Fast forward to the 21st century and you too can celebrate this great holiday, with trips to cities around the U.S. during the Thanksgiving period.
One of the most iconic sights in the Thanksgiving calendar is the Macy’s parade, which has been around since 1924. Watched by over 3 million New Yorkers and 50 million at home, the Macy’s parade features wacky floats, a symbolic release of balloons, the best theatre performers Broadway has to offer and a great selection of musical acts.
Although it isn’t the oldest Thanksgiving parade in the United States, it is the most well-known. The route travels through Manhattan’s 6th Avenue and ends on 34th Street in front of the Macy’s store in Herald Square, which featured in the 1947 movie, Miracle on 34th Street.
While most attention and focus is on the Pilgrims throughout Thanksgiving, Santa Fe has plenty to offer on the Native Americans. Visit the world-renowned museums and art galleries that relay the efforts of these indigenous people in helping avert mass starvation. Check out the three-day Winter Indian Market, which features over 200 artists and native dance groups that celebrate the native cultures that have contributed over the centuries in the States. For the adventure thrill-seekers, head up to Ski Santa Fe, which opens on Thanksgiving Day, for a day on the slopes.
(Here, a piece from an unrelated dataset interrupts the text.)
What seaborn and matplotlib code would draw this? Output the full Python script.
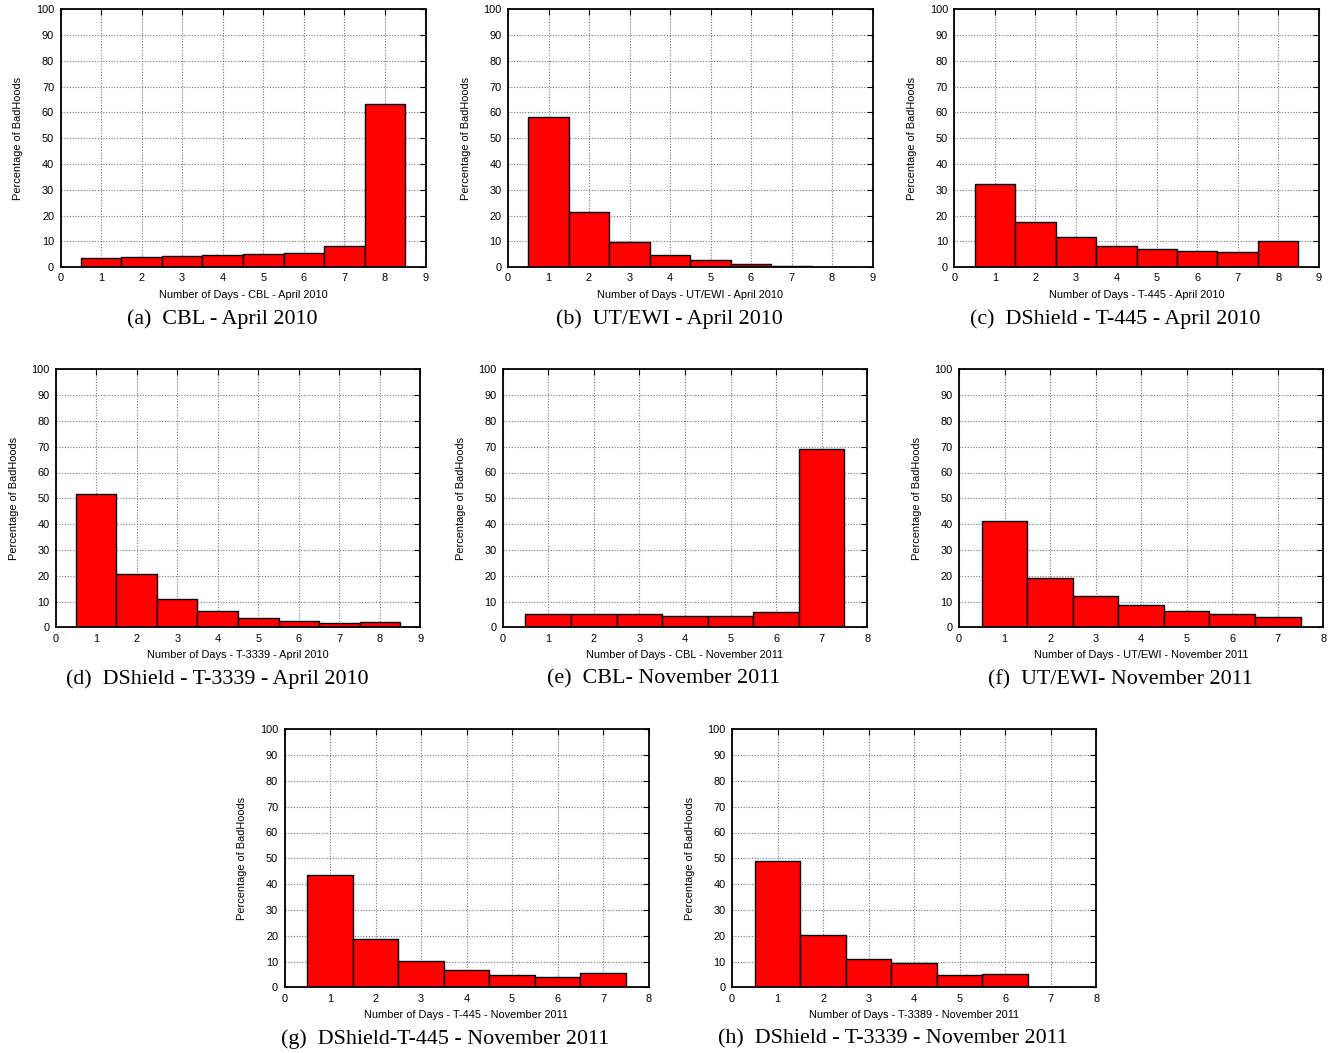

The Great Smoky Mountain National Park is the perfect mountain getaway for families all year long, but during the Thanksgiving period there are extra activities and events held there to keep everyone entertained.
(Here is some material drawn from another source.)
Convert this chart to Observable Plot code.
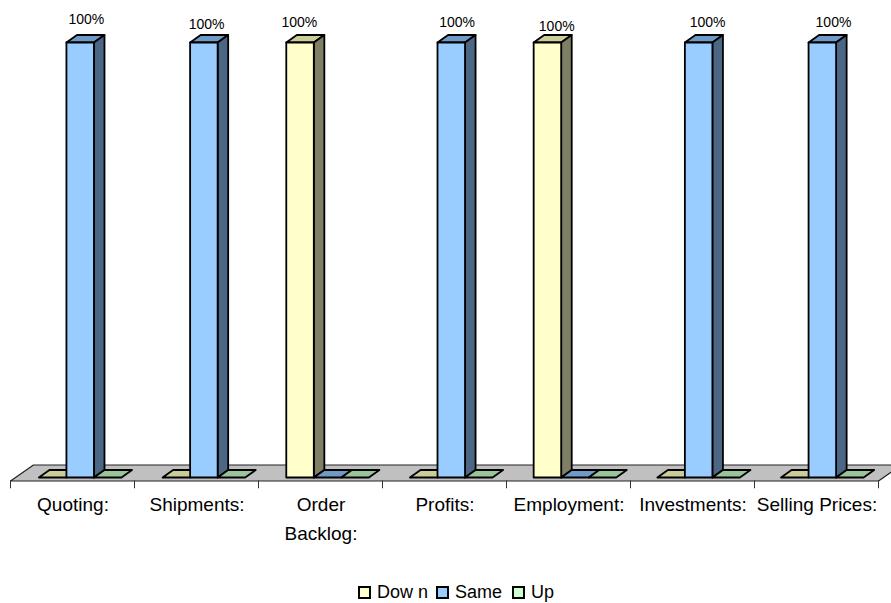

The Great Smoky Thanksgiving Arts & Crafts show is spread across Thanksgiving weekend and is a wonderful place to make and purchase unique holiday gifts. If sports and thrills are more your thing, you’ll want to ride up to Mount Harrison, where you’d find ice skating rinks, nine ski trails and a snow tubing lane. Don’t worry, there is gear available to rent as well.
The oldest Thanksgiving parade, dating back to 1920, is held in Philadelphia and hosted by Dunkin’ Donuts. You can find classic floats of cartoon characters like Garfield, Clifford and Mr. Potato Head doing the rounds in The City of Brotherly Love. Beginning at 8:30am, the parade sets off from JFK Boulevard and finishes in front of the Philadelphia Museum of Art, which is incidentally the best spot to stand and watch the parade.
For a truly authentic Thanksgiving experience, look to the place where it all began. Visit the Plimoth Plantation and explore the Mayflower II, before checking in for the classic Plymouth Thanksgiving dinner – where roast native turkey with giblet gravy and traditional stuffing is on the menu. Be in attendance of the experts that give a full recount of how the first Thanksgiving feast happened and how this became a tradition that is celebrated nationwide.